Field system, Balgaddy, Co. Dublin
Co. Dublin |
Ritual/Ceremonial
Somewhere beneath the grass of south County Dublin, the outlines of an ancient field system survive, invisible to anyone walking across the ground but legible from above in the right conditions.
At Balgaddy, a pattern of boundaries and enclosures shows up as a crop mark, the kind of faint discolouration that appears in aerial or satellite imagery when buried features affect how plants grow above them. Soil disturbed or compressed by old walls, ditches, or banks will cause the vegetation overhead to ripen or stress at a slightly different rate to the surrounding crop, and for a brief window each season, what was hidden becomes briefly readable.
The site was identified through a Digital Globe orthoimage captured between 2011 and 2013, with the record compiled by David O'Connor and later updated by Christine Baker, uploaded to the Sites and Monuments Record in November 2014. The information drew on the SMR file and a personal communication from T. Condit. Alongside the field system itself, the imagery reveals a circular enclosure in the same field to the southeast, recorded separately under the reference DU004-056. Circular enclosures of this kind are a broad category in Irish archaeology, ranging from Bronze Age ring ditches to early medieval ringforts, and without excavation it is not possible to say with certainty what period this example belongs to. What the notes do make clear is the topographical setting: the fields face south and slope down from a local high point, with open views extending towards Knockbrack.

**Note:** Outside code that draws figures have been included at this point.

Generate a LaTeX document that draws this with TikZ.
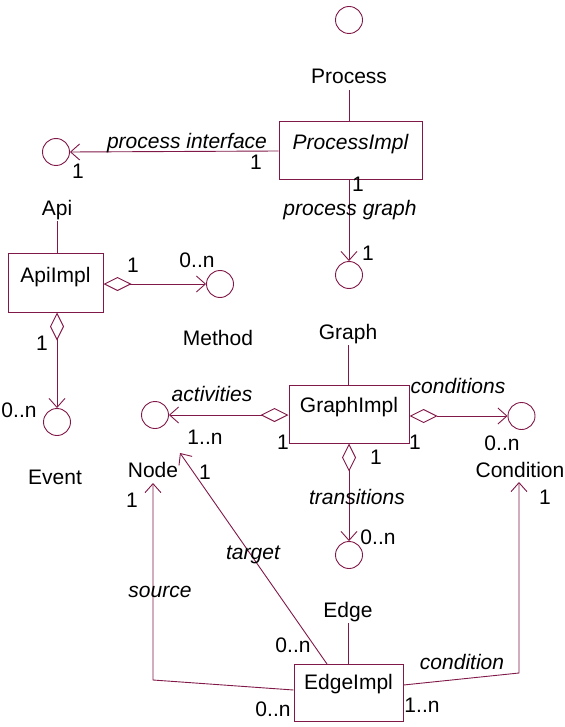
\documentclass[tikz,border=0pt]{standalone}
\usepackage{fontspec}
\setmainfont{Liberation Sans}
\usetikzlibrary{arrows.meta,calc}
\definecolor{uml}{RGB}{128,24,72}
\begin{document}
\begin{tikzpicture}[x=1pt,y=-1pt,
  every node/.style={font=\fontsize{21}{24}\selectfont},
  box/.style={draw=uml, line width=1pt, inner sep=0pt, text height=28pt, text depth=30pt},
  iface/.style={draw=uml, line width=0.9pt, circle, minimum size=27pt, inner sep=0pt},
  txt/.style={anchor=base, inner sep=0pt},
  itx/.style={anchor=base, inner sep=0pt, font=\fontsize{21}{24}\selectfont\itshape},
  conn/.style={draw=uml, line width=0.9pt},
  assoc/.style={conn, -{Straight Barb[length=9pt,width=16pt,line width=0.9pt]}},
  aggr/.style={conn, {Diamond[open,length=28pt,width=14pt,line width=0.9pt]}-{Straight Barb[length=9pt,width=16pt,line width=0.9pt]}}
]
\useasboundingbox (0,0) rectangle (564,727);

% interface circles
\node[iface] (cProc) at (349,20) {};
\node[iface] (cApi) at (56,152) {};
\node[iface] (cGraph) at (349,275) {};
\node[iface] (cMethod) at (220,284) {};
\node[iface] (cEvent) at (57,422) {};
\node[iface] (cNode) at (155,415) {};
\node[iface] (cCond) at (521.5,416) {};
\node[iface] (cEdge) at (349,555) {};

% classes
\node[box, minimum width=143pt] (pi) at (350.5,151) {\itshape ProcessImpl};
\node[box, minimum width=95pt, text height=29pt, text depth=30pt] (ai) at (55.5,282.5) {ApiImpl};
\node[box, minimum width=120pt, text height=27pt, text depth=31pt] (gi) at (349,414) {GraphImpl};
\node[box, minimum width=109pt, text height=25pt, text depth=32pt] (ei) at (348.5,692.5) {EdgeImpl};

% interface names
\node[txt] (lProc) at (349,84) {Process};
\node[txt] (lApi) at (57,215) {Api};
\node[txt] (lMethod) at (218,345) {Method};
\node[txt] (lEvent) at (55,484) {Event};
\node[txt] (lGraph) at (348,339) {Graph};
\node[txt] (lNode) at (153,477) {Node};
\node[txt] (lCond) at (520,477) {Condition};
\node[txt] (lEdge) at (348,617) {Edge};

% realization stubs
\draw[conn] (349,90) -- (pi.north -| 349,0);
\draw[conn] (57,221) -- (ai.north -| 57,0);
\draw[conn] (348,345) -- (gi.north -| 348,0);
\draw[conn] (348,623) -- (ei.north -| 348,0);

% process interface
\draw[assoc] (pi.west) -- (cApi.east);
\node[itx] (tPI) at (187,149) {process interface};
\node[txt] (m1) at (256,170) {1};
\node[txt] (m2) at (78,179) {1};

% process graph
\draw[assoc] (pi.south -| cGraph.north) -- (cGraph.north);
\node[txt] (m3) at (358,192) {1};
\node[itx] (tPG) at (350,215) {process graph};
\node[txt] (m4) at (368,260) {1};

% ApiImpl - Method
\draw[aggr] (ai.east |- cMethod.west) -- (cMethod.west);
\node[txt] (m5) at (133,272) {1};
\node[txt] (m6) at (197,267) {0..n};

% ApiImpl - Event
\draw[aggr] (ai.south -| cEvent.north) -- (cEvent.north);
\node[txt] (m7) at (42,350) {1};
\node[txt] (m8) at (19,417) {0..n};

% activities
\draw[aggr] (gi.west |- cNode.east) -- (cNode.east);
\node[itx] (tAct) at (212,401) {activities};
\node[txt] (m9) at (205,444) {1..n};
\node[txt] (m10) at (283,449) {1};

% conditions
\draw[aggr] (gi.east |- cCond.west) -- (cCond.west);
\node[itx] (tConds) at (458,393) {conditions};
\node[txt] (m11) at (415,449) {1};
\node[txt] (m12) at (502,450) {0..n};

% transitions
\draw[aggr] (gi.south -| cEdge.north) -- (cEdge.north);
\node[txt] (m13) at (376,464) {1};
\node[itx] (tTr) at (357,504) {transitions};
\node[txt] (m14) at (378,544) {0..n};

% target
\coordinate (tgtS) at (327,664);
\coordinate (tgtE) at (180,453);
\draw[assoc] (tgtS) -- (tgtE);
\node[txt] (m15) at (205,479) {1};
\node[itx] (tTg) at (253,559) {target};
\node[txt] (m16) at (293,652) {0..n};

% source
\coordinate (srcB) at (153,680);
\coordinate (srcE) at (153,483);
\draw[assoc] (ei.west |- 0,690) -- (srcB) -- (srcE);
\node[txt] (m17) at (132,507) {1};
\node[itx] (tSrc) at (160,597) {source};
\node[txt] (m18) at (273,716) {0..n};

% condition
\coordinate (cndB) at (519,673);
\coordinate (cndE) at (519,482);
\draw[assoc] (ei.east |- 0,685) -- (cndB) -- (cndE);
\node[txt] (m19) at (545,504) {1};
\node[itx] (tCnd) at (462,669) {condition};
\node[txt] (m20) at (422,712) {1..n};
\end{tikzpicture}
\end{document}
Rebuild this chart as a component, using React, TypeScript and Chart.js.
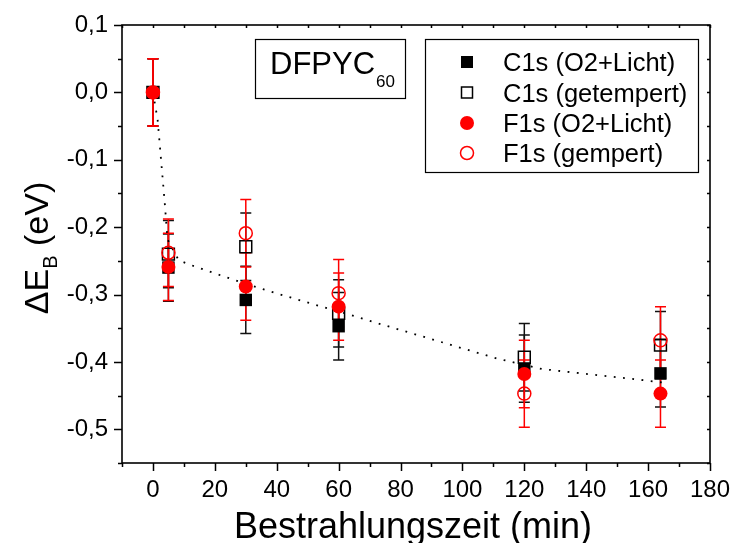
import React, { useEffect, useRef } from 'react';
import { Chart, registerables } from 'chart.js';

Chart.register(...registerables);

// ---- data ----
const xValues = [0, 5, 30, 60, 120, 164];
const c1sLicht = [0, -0.26, -0.308, -0.347, -0.41, -0.417];
const c1sGetempert = [0, -0.24, -0.229, -0.328, -0.393, -0.375];
const f1sLicht = [0, -0.259, -0.288, -0.318, -0.418, -0.447];
const f1sGempert = [0, -0.238, -0.209, -0.298, -0.447, -0.368];
const c1sLichtErr = [0.05, 0.05, 0.05, 0.05, 0.05, 0.05];
const c1sGetempertErr = [0.05, 0.05, 0.05, 0.05, 0.05, 0.05];
const f1sLichtErr = [0.05, 0.05, 0.05, 0.05, 0.05, 0.05];
const f1sGempertErr = [0.05, 0.05, 0.05, 0.05, 0.05, 0.05];

const fitX = [0, 1.5, 2.8, 3.8, 4.7, 8.3, 11.2, 17.1, 22.8, 30, 40.5, 52.3, 60, 70, 111.2, 125.7, 155.5, 164.4];
const fitY = [0, -0.04, -0.11, -0.163, -0.218, -0.249, -0.2545, -0.264, -0.273, -0.284, -0.299, -0.315, -0.325, -0.339, -0.395, -0.4105, -0.4255, -0.4305];

const seriesNames = ['C1s (O2+Licht)', 'C1s (getempert)', 'F1s (O2+Licht)', 'F1s (gempert)'];
const sampleName = 'DFPYC';
const sampleSub = '60';
const xTitle = 'Bestrahlungszeit (min)';
const yTitleMain = '\u0394E';
const yTitleSub = 'B';
const yTitleRest = ' (eV)';

const FONT = '"Liberation Sans", Arial, Helvetica, sans-serif';
const RED = '#ff0000';
const BLACK = '#000000';

const pts = (xs: number[], ys: number[]) => xs.map((x, i) => ({ x, y: ys[i] }));

const errorSets = [
  { ys: c1sLicht, err: c1sLichtErr, color: '#111111' },
  { ys: c1sGetempert, err: c1sGetempertErr, color: '#111111' },
  { ys: f1sLicht, err: f1sLichtErr, color: RED },
  { ys: f1sGempert, err: f1sGempertErr, color: RED },
];

const isMajorY = (v: number) => Math.abs(v * 10 - Math.round(v * 10)) < 1e-6;
const fmtY = (v: number) => {
  const s = (Math.round(v * 10) / 10).toFixed(1).replace('.', ',');
  return s === '-0,0' ? '0,0' : s;
};

const framePlugin = {
  id: 'frameAndErrors',
  beforeDatasetsDraw(chart: any) {
    const { ctx, chartArea: a, scales } = chart;
    const xs = scales.x;
    const ys = scales.y;
    ctx.save();
    ctx.strokeStyle = BLACK;
    ctx.lineWidth = 1.6;
    ctx.strokeRect(a.left, a.top, a.right - a.left, a.bottom - a.top);
    ctx.lineWidth = 1.5;
    ctx.beginPath();
    xs.ticks.forEach((t: any) => {
      const px = Math.round(xs.getPixelForValue(t.value)) + 0.5;
      const major = Math.round(t.value) % 20 === 0;
      ctx.moveTo(px, a.bottom);
      ctx.lineTo(px, a.bottom + (major ? 8 : 4));
      ctx.moveTo(px, a.top);
      ctx.lineTo(px, a.top + 3);
    });
    ys.ticks.forEach((t: any) => {
      const py = Math.round(ys.getPixelForValue(t.value)) + 0.5;
      const major = isMajorY(t.value);
      ctx.moveTo(a.left, py);
      ctx.lineTo(a.left - (major ? 8 : 4), py);
      ctx.moveTo(a.right, py);
      ctx.lineTo(a.right - 3, py);
    });
    ctx.stroke();

    // error bars
    const cap = 5.5;
    errorSets.forEach((s) => {
      ctx.strokeStyle = s.color;
      ctx.lineWidth = 1.5;
      ctx.beginPath();
      xValues.forEach((x, i) => {
        const px = xs.getPixelForValue(x);
        const top = ys.getPixelForValue(s.ys[i] + s.err[i]);
        const bot = ys.getPixelForValue(s.ys[i] - s.err[i]);
        ctx.moveTo(px, top);
        ctx.lineTo(px, bot);
        ctx.moveTo(px - cap, top);
        ctx.lineTo(px + cap, top);
        ctx.moveTo(px - cap, bot);
        ctx.lineTo(px + cap, bot);
      });
      ctx.stroke();
    });
    ctx.restore();
  },
  afterDraw(chart: any) {
    const { ctx } = chart;
    ctx.save();
    ctx.fillStyle = BLACK;
    ctx.strokeStyle = BLACK;

    // sample box
    ctx.lineWidth = 1.2;
    ctx.fillStyle = '#ffffff';
    ctx.fillRect(255.5, 39.5, 150, 59);
    ctx.strokeRect(255.5, 39.5, 150, 59);
    ctx.fillStyle = BLACK;
    ctx.textBaseline = 'alphabetic';
    ctx.textAlign = 'left';
    ctx.font = `31px ${FONT}`;
    ctx.fillText(sampleName, 270, 74);
    const w = ctx.measureText(sampleName).width;
    ctx.font = `17px ${FONT}`;
    ctx.fillText(sampleSub, 270 + w + 1, 87);

    // legend box
    ctx.fillStyle = '#ffffff';
    ctx.fillRect(425.5, 39.5, 273, 133);
    ctx.strokeRect(425.5, 39.5, 273, 133);
    const rows = [62, 92.5, 123, 153];
    const mx = 467;
    ctx.font = `25.5px ${FONT}`;
    rows.forEach((ry, i) => {
      ctx.lineWidth = 1.5;
      if (i === 0) {
        ctx.fillStyle = BLACK;
        ctx.fillRect(mx - 6, ry - 6, 12, 12);
      } else if (i === 1) {
        ctx.strokeStyle = BLACK;
        ctx.strokeRect(mx - 5.5, ry - 5.5, 11, 11);
      } else if (i === 2) {
        ctx.fillStyle = RED;
        ctx.beginPath();
        ctx.arc(mx, ry, 7, 0, Math.PI * 2);
        ctx.fill();
      } else {
        ctx.strokeStyle = RED;
        ctx.beginPath();
        ctx.arc(mx, ry, 6.5, 0, Math.PI * 2);
        ctx.stroke();
      }
      ctx.fillStyle = BLACK;
      ctx.fillText(seriesNames[i], 503, ry + 9);
    });

    // x title
    ctx.font = `36px ${FONT}`;
    ctx.textAlign = 'center';
    ctx.fillStyle = BLACK;
    ctx.fillText(xTitle, 413, 538);

    // y title (rotated, with subscript)
    const mainF = `34px ${FONT}`;
    const subF = `20px ${FONT}`;
    ctx.font = mainF;
    const w1 = ctx.measureText(yTitleMain).width;
    const w3 = ctx.measureText(yTitleRest).width;
    ctx.font = subF;
    const w2 = ctx.measureText(yTitleSub).width;
    const total = w1 + w2 + w3;
    ctx.translate(48, 248);
    ctx.rotate(-Math.PI / 2);
    ctx.textAlign = 'left';
    let cx = -total / 2;
    ctx.font = mainF;
    ctx.fillText(yTitleMain, cx, 0);
    cx += w1;
    ctx.font = subF;
    ctx.fillText(yTitleSub, cx, 9);
    cx += w2;
    ctx.font = mainF;
    ctx.fillText(yTitleRest, cx, 0);
    ctx.restore();
  },
};

export default function App() {
  const ref = useRef<HTMLCanvasElement | null>(null);
  useEffect(() => {
    document.body.style.margin = '0';
    const canvas = ref.current;
    if (!canvas) return;
    const chart = new Chart(canvas, {
      type: 'scatter',
      data: {
        datasets: [
          {
            label: 'fit',
            data: pts(fitX, fitY),
            showLine: true,
            borderColor: BLACK,
            borderWidth: 1.8,
            borderDash: [1.8, 7.5],
            pointRadius: 0,
            tension: 0,
            fill: false,
            order: 10,
          },
          {
            label: seriesNames[0],
            data: pts(xValues, c1sLicht),
            pointStyle: 'rect',
            pointRadius: 8.8,
            backgroundColor: BLACK,
            borderColor: BLACK,
            borderWidth: 0,
            order: 4,
          },
          {
            label: seriesNames[1],
            data: pts(xValues, c1sGetempert),
            pointStyle: 'rect',
            pointRadius: 8.4,
            backgroundColor: 'rgba(0,0,0,0)',
            borderColor: BLACK,
            borderWidth: 1.5,
            order: 3,
          },
          {
            label: seriesNames[2],
            data: pts(xValues, f1sLicht),
            pointStyle: 'circle',
            pointRadius: 7,
            backgroundColor: RED,
            borderColor: RED,
            borderWidth: 0,
            order: 2,
          },
          {
            label: seriesNames[3],
            data: pts(xValues, f1sGempert),
            pointStyle: 'circle',
            pointRadius: 6.5,
            backgroundColor: 'rgba(0,0,0,0)',
            borderColor: RED,
            borderWidth: 1.5,
            order: 1,
          },
        ],
      },
      options: {
        responsive: false,
        animation: false,
        devicePixelRatio: 1,
        layout: { padding: { top: 25, right: 24, left: 0, bottom: 0 } },
        plugins: { legend: { display: false }, tooltip: { enabled: false }, title: { display: false } },
        scales: {
          x: {
            type: 'linear',
            min: -10,
            max: 180,
            grid: { display: false, drawTicks: false },
            border: { display: false },
            ticks: {
              stepSize: 10,
              autoSkip: false,
              maxRotation: 0,
              padding: 13,
              color: BLACK,
              font: { family: FONT, size: 24 },
              callback: (v: any) => (Math.round(v) % 20 === 0 ? String(Math.round(v)) : ''),
            },
            afterFit: (s: any) => {
              s.height = 80;
              s.paddingLeft = 0;
              s.paddingRight = 0;
            },
          },
          y: {
            type: 'linear',
            min: -0.55,
            max: 0.1,
            grid: { display: false, drawTicks: false },
            border: { display: false },
            ticks: {
              stepSize: 0.05,
              autoSkip: false,
              padding: 14,
              color: BLACK,
              font: { family: FONT, size: 24 },
              callback: (v: any) => (isMajorY(v) ? fmtY(v) : ''),
            },
            afterFit: (s: any) => {
              s.width = 122;
              s.paddingTop = 0;
              s.paddingBottom = 0;
            },
          },
        },
      },
      plugins: [framePlugin],
    });
    return () => chart.destroy();
  }, []);
  return (
    <div style={{ position: 'absolute', left: 0, top: 0, width: 734, height: 543, background: '#fff' }}>
      <canvas ref={ref} width={734} height={543} style={{ display: 'block' }} />
    </div>
  );
}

Balgaddy sits in an area of west Dublin that has seen considerable suburban development in recent decades, which makes the survival of any archaeological landscape here, even one that exists primarily as a satellite trace rather than a visible earthwork, worth noting. There is nothing to see at ground level in the conventional sense; the crop marks are not visible from a footpath or roadside, and the fields themselves are private agricultural land. The value of the site lies in what it represents rather than what it presents, namely a reminder that the land beneath ordinary-looking fields can carry a complex and much older pattern of human use, one that only becomes apparent when looked at from a sufficient distance.